- Other names: CDD or Lionitis
- Craniodiaphyseal dysplasia has an autosomal recessive pattern of inheritance

= Craniodiaphyseal dysplasia =

Craniodiaphyseal dysplasia (CDD), also known as lionitis, is an extremely rare autosomal recessive bone disorder that causes calcium to build up in the skull, disfiguring the facial features and reducing life expectancy.

These calcium deposits reduce the size of cranial foramina, and can decrease the circumference of the cervical spinal canal. In the few cases recorded, most died in childhood.

==Symptoms and signs==
Symptoms and signs of the condition may include a larger or fuller-than-usual lower jaw, a noticeably long head, a wide nose—particularly between the eyes—and bulging or wider-set eyes. As the bones thicken and pressure increases inside the skull, additional complications can develop, such as blurry vision, eye pain, headaches, seizures, sinus pressure or pain, and difficulty breathing or hearing.

==Cause==
The underlying genetics are uncertain.

== Diagnosis ==
Among the medical signs are dacryocystitis, seizures, intellectual disability, and paralysis, each of which is a complication resulting from the diminished foramina. A common sign reported as a result of the disease has been widely spaced eyes.

==Society and culture==
Peter Bogdanovich's 1985 drama film Mask drew public attention to the case of Roy Lee "Rocky" Dennis, an American boy with this disorder who died at the age of 16, in 1978.

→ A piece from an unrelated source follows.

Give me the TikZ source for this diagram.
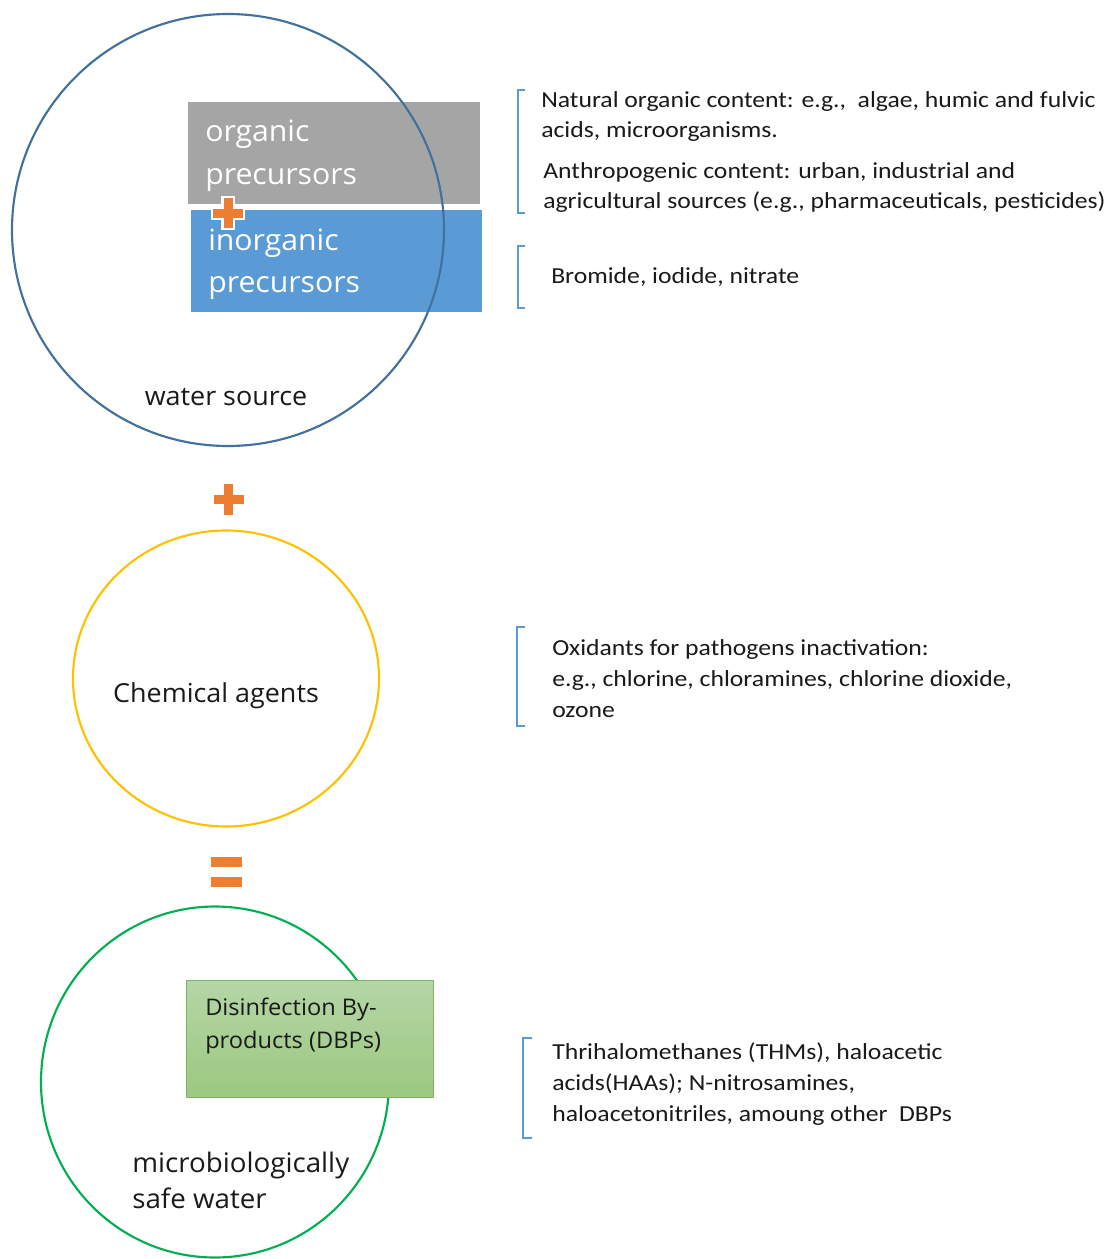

In the American medical drama Grey's Anatomy episode "Yesterday", Jesse Plemons plays a teenage boy with lionitis.

The main character of the two-issue comic book miniseries Friday the 13th: How I Spent My Summer Vacation by Wildstorm Productions is a 13-year-old boy with the disorder.

In the anthology television series American Horror Story season 1, Beauregard, the brother of Tate and Adelaide, has lionitis.